A trajetória recente de Lehart passa por muita adrenalina: uma internação dramática por covid-19, a remoção de um tumor pré-cancerígeno no intestino, a gravação do novo disco com o Art (“Batuque de Magia”) e a volta a uma rotina de trabalho em horários convencionais no CCSP, que encara mais como uma missão social do que como fonte de renda.
“O salário é simbólico, eu ganharia isso em 20 minutos tocando em algum evento. Estou extremamente feliz com o que é possível construir pela cultura e pelas pessoas naquele espaço maravilhoso”, explica. E conta que está tentando reduzir sua vida a relações e momentos de qualidade e tranquilidade.
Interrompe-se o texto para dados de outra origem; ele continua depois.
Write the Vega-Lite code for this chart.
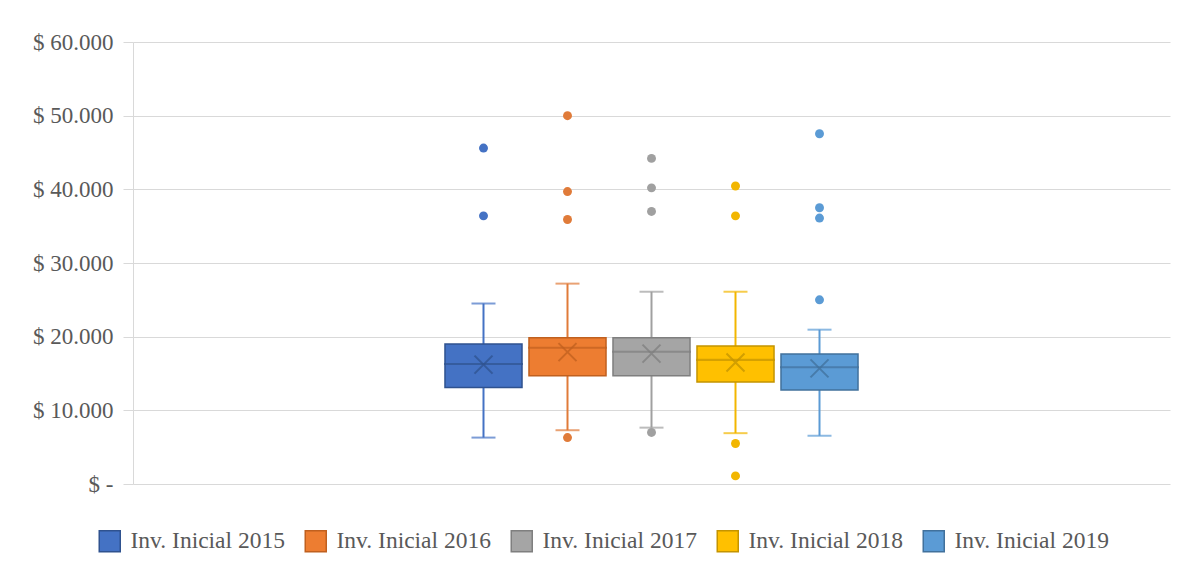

Às muitas horas de conversa com a reportagem de TAB, Lehart se mostra bem-disposto e confortável na própria pele. De vez em quando, pausa algum raciocínio para comentar: “papo bom, né?”. Papo tão bom que perguntamos se ele tinha a impressão de estar vivendo um novo apogeu após o estouro da carreira nos anos 1990 — um trocadilho barato, mas necessário, com seu maior sucesso de todos os tempos, “Temporal”.
Para ele, apogeu é prosperidade, tranquilidade de fazer o que gosta sem ficar na tensão de virar sucesso para poder pagar os boletos. Lehart também se surpreende com a teoria que circula na internet de que a letra de “Temporal” seria alegoria de uma história de broxada. “Meu Deus, jura? ‘Temporal’ é sobre uma pessoa que está no seu auge e a parceira não entende… Mas até que essa teoria encaixa direitinho com a letra!”. Horas depois da entrevista, no silêncio da madrugada que tanto aprecia, postou um Stories mencionando a polêmica em torno de “Temporal” no Instagram.
O novo diretor do CCSP é, antes de tudo, um sujeito complexo. Não topa se pronunciar sobre política mas está consciente de que o cargo demanda esse tipo de estratégia; é a mais perfeita tradução do high-low paulistano — o mesmo cara que já topou participar da primeira edição da “Casa dos Artistas” no SBT e que emplacou um Acústico MTV no Theatro Municipal de São Paulo; mero pagodeiro para alguns e gênio da raça para muitos.
Para quem acredita que todo apogeu é um ponto alto antes da decadência, o Lehart de 2021 mostra que sempre é possível transformá-lo em platô para alçar novos voos.